18 ago Um olhar apaixonado sobre o Recife
Deve-se chegar ao Recife pelos ares, voando de ultraleve. Assim podemos enxergá-lo inteiro em meio ao oceano, aos rios Capibaribe e Beberibe, às marés e aos mangues. Vemos cada pedaço de terra firme cercado de águas salobras, formando ilhas que se chamam Santo Antônio, Leite, Boa Vista, Retiro… Unindo-as como as costuras de uma saia, as pontes compõem um cenário suspenso, dão a impressão de que a cidade flutua e foge ao destino de afogar-se no Atlântico. A nenhum viajante, porém, o Recife se entrega imediatamente.
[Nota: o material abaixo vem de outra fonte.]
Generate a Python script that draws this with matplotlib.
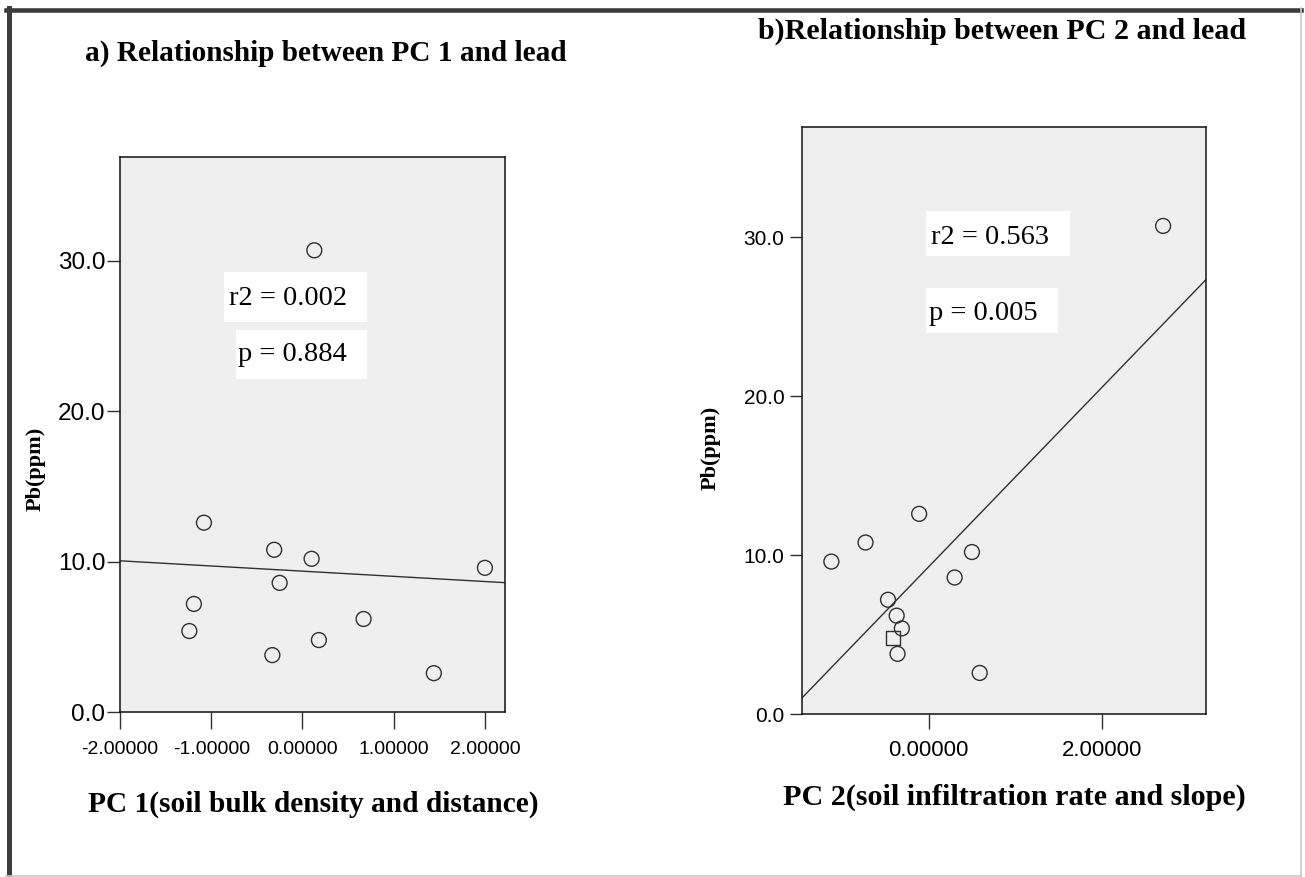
import numpy as np
import matplotlib
matplotlib.use('Agg')
import matplotlib.pyplot as plt
from matplotlib.lines import Line2D
from matplotlib.patches import Rectangle

# data (same 12 samples in both panels)
pb = [30.7, 12.6, 10.8, 10.2, 9.6, 8.6, 7.2, 6.2, 5.4, 4.8, 3.8, 2.6]
pc1 = [0.13, -1.08, -0.31, 0.10, 2.00, -0.25, -1.19, 0.67, -1.24, 0.18, -0.33, 1.44]
pc2 = [2.71, -0.11, -0.73, 0.50, -1.125, 0.30, -0.47, -0.37, -0.31, -0.41, -0.36, 0.59]

titles = ['a) Relationship between PC 1 and lead', 'b)Relationship between PC 2 and lead']
xlabels = ['PC 1(soil bulk density and distance)', 'PC 2(soil infiltration rate and slope)']
ylabel = 'Pb(ppm)'
stats = [('r2 = 0.002', 'p = 0.884'), ('r2 = 0.563', 'p = 0.005')]
xticks1 = [-2, -1, 0, 1, 2]
xticks2 = [0, 2]
yticks = [0, 10, 20, 30]

W, H = 1305, 877
SANS = 'Liberation Sans'
SERIF = 'Liberation Serif'
BG = '#efefef'
INK = '#303030'

fig = plt.figure(figsize=(W / 100, H / 100), dpi=100)


def fx(x):
    return x / W


def fy(y):
    return 1 - y / H


def box(x0, y0, x1, y1):
    fig.add_artist(Rectangle((fx(x0), fy(y1)), fx(x1 - x0), (y1 - y0) / H,
                             transform=fig.transFigure, facecolor='white',
                             edgecolor='none', zorder=3))


def fit_line(ax, x, y):
    k, b = np.polyfit(x, y, 1)
    xs = np.array(ax.get_xlim())
    ax.plot(xs, k * xs + b, color=INK, lw=1.0, zorder=2)


# ---- panel a ----
ax1 = fig.add_axes([fx(120), fy(712.3), fx(385), (712.3 - 157) / H])
ax1.set_facecolor(BG)
ax1.set_xlim(-2.0, 2.22)
ax1.set_ylim(0, 36.9)
ax1.scatter(pc1, pb, s=115, marker='o', facecolors='none', edgecolors=INK,
            linewidths=1.0, zorder=3)
fit_line(ax1, pc1, pb)
ax1.set_xticks(xticks1)
ax1.set_xticklabels([f'{v:.5f}' for v in xticks1], fontfamily=SANS)
ax1.set_yticks(yticks)
ax1.set_yticklabels([f'{v:.1f}' for v in yticks], fontfamily=SANS)
ax1.tick_params(axis='x', labelsize=14, length=12, width=1.0, pad=9, color=INK)
ax1.tick_params(axis='y', labelsize=17.5, length=9.5, width=1.0, pad=1, color=INK)

# ---- panel b ----
ax2 = fig.add_axes([fx(801.6), fy(714.3), fx(1205.5 - 801.6), (714.3 - 127.3) / H])
ax2.set_facecolor(BG)
ax2.set_xlim(-1.469, 3.2)
ax2.set_ylim(0, 36.9)
sq = 9  # the one sample drawn as a square in the original
rest = [i for i in range(len(pb)) if i != sq]
ax2.scatter([pc2[i] for i in rest], [pb[i] for i in rest], s=115, marker='o',
            facecolors='none', edgecolors=INK, linewidths=1.0, zorder=3)
ax2.scatter([pc2[sq]], [pb[sq]], s=100, marker='s', facecolors='none',
            edgecolors=INK, linewidths=1.0, zorder=3)
fit_line(ax2, pc2, pb)
ax2.set_xticks(xticks2)
ax2.set_xticklabels([f'{v:.5f}' for v in xticks2], fontfamily=SANS)
ax2.set_yticks(yticks)
ax2.set_yticklabels([f'{v:.1f}' for v in yticks], fontfamily=SANS)
ax2.tick_params(axis='x', labelsize=16, length=10.8, width=1.0, pad=7.5, color=INK)
ax2.tick_params(axis='y', labelsize=15, length=8.4, width=1.0, pad=4, color=INK)

for ax in (ax1, ax2):
    for sp in ax.spines.values():
        sp.set_color('#111111')
        sp.set_linewidth(1.1)

# ---- titles and axis labels ----
fig.text(fx(85), fy(61), titles[0], fontfamily=SERIF, fontweight='bold',
         fontsize=21.1, ha='left', va='baseline')
fig.text(fx(758), fy(39), titles[1], fontfamily=SERIF, fontweight='bold',
         fontsize=21.6, ha='left', va='baseline')
fig.text(fx(87.5), fy(812), xlabels[0], fontfamily=SERIF, fontweight='bold',
         fontsize=21.2, ha='left', va='baseline')
fig.text(fx(783), fy(805), xlabels[1], fontfamily=SERIF, fontweight='bold',
         fontsize=21.7, ha='left', va='baseline')
fig.text(fx(36), fy(469), ylabel, fontfamily=SERIF, fontweight='bold',
         fontsize=16, rotation=90, ha='center', va='center')
fig.text(fx(710.6), fy(447.5), ylabel, fontfamily=SERIF, fontweight='bold',
         fontsize=16, rotation=90, ha='center', va='center')

# ---- r2 / p annotation boxes ----
box(224, 272, 367, 322)
box(236, 330, 367, 379)
box(926, 211, 1069.5, 256)
box(926, 288, 1057.6, 333)
fig.text(fx(229), fy(305), stats[0][0], fontfamily=SERIF, fontsize=20.5,
         ha='left', va='baseline', zorder=4)
fig.text(fx(238), fy(361.5), stats[0][1], fontfamily=SERIF, fontsize=20.5,
         ha='left', va='baseline', zorder=4)
fig.text(fx(931), fy(244), stats[1][0], fontfamily=SERIF, fontsize=20.5,
         ha='left', va='baseline', zorder=4)
fig.text(fx(929), fy(320), stats[1][1], fontfamily=SERIF, fontsize=20.5,
         ha='left', va='baseline', zorder=4)

# ---- frame round the whole picture ----
fig.add_artist(Line2D([fx(6), fx(1301)], [fy(10.4), fy(10.4)], transform=fig.transFigure,
                      color='#3c3c3c', lw=3.3))
fig.add_artist(Line2D([fx(9.3), fx(9.3)], [fy(8), fy(877)], transform=fig.transFigure,
                      color='#3c3c3c', lw=3.6))
fig.add_artist(Line2D([fx(1300.5), fx(1300.5)], [fy(8), fy(876)], transform=fig.transFigure,
                      color='#c8c8c8', lw=1.2))
fig.add_artist(Line2D([fx(6), fx(1301)], [fy(876), fy(876)], transform=fig.transFigure,
                      color='#c8c8c8', lw=1.2))

fig.savefig('out.png', dpi=100)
Seu melhor encanto consiste em deixar-se conquistar aos poucos. É uma cidade que prefere namorados sentimentais a admiradores imediatos, pois não é fácil de amar, como observou o sociólogo Gilberto Freyre.
No começo, o Recife era apenas uma ilha estreita, brotada entre águas de rio e oceano, onde pescadores e navegantes se arranchavam. Mais à frente dessa terra “metade roubada ao mar, metade à imaginação”*1, protegendo-a e criando um porto natural, os arrecifes de corais que os árabes diziam ár-raçif se estendem iguais a um caminho pavimentado. Deles veio o nome da cidade, o masculino Recife, e o porto em torno do qual tudo prosperou. Por ele entraram colonizadores portugueses, piratas franceses, invasores holandeses e parceiros comerciais ingleses. O Recife pareceu familiar aos flamengos, quando conquistaram Pernambuco em 1630, tendo à frente o conde Maurício de Nassau. Durante 24 anos, até que os holandeses fossem expulsos, transformou-se na Mauritzstad dos Armadores das Índias Ocidentais, a cidade Maurícia. Nesse curto tempo, se abriu ao comércio, ficou cosmopolita, falava vários idiomas da Europa e de outros lugares do mundo, ganhou prédios, pontes e saneamento, conheceu a liberdade de culto, recebeu judeus que fundaram a primeira sinagoga das Américas e viviam fora de guetos ou judiarias.
A lembrança boêmia do bairro portuário do Recife, ou Recife Antigo, prevaleceu sobre o presente. Bares e edifícios no estilo eclético abrigaram furtivos marinheiros. Os idiomas do mundo se misturavam ao sotaque de mulheres e estivadores, ao som de pianos e vitrolas. O lugar onde tudo começou foi batizado Marco Zero. Ali, a cidade celebra suas festas. Partindo-se dele e atravessando uma faixa d’água, chega-se a um parque de esculturas, conjunto de obras em cerâmica e bronze do artista Francisco Brennand, sobre arrecifes de corais. Ao longo dessa esplanada, sereias metade pássaro alçam voo ao infinito.
Olhe para trás, não receie transformar-se em estátua de sal como na história bíblica. O Recife é quente – mesmo com a brisa que sopra –, a maresia cheira forte e recobre nossa pele de água e sal. Há som ao redor, barulho de vozes, motores e buzinas, orquestras e tambores. Caminhe, suba ao último andar do Paço Alfândega. Do terraço, contemple por cima do rio mar o Grande Hotel, onde se hospedou Albert Camus na década de 50. Febril, ele comparou a cidade a Florença. Outros acharam que fosse uma Veneza Americana ou Sevilha sem praça de touros. Nunca soube se Camus provou da nossa culinária, a cartola preparada com banana, queijo de manteiga, açúcar e canela. Nem se entrou no Teatro de Santa Isabel, ou no Palácio do Campo das Princesas, com jardins tropicais concebidos por Burle Marx.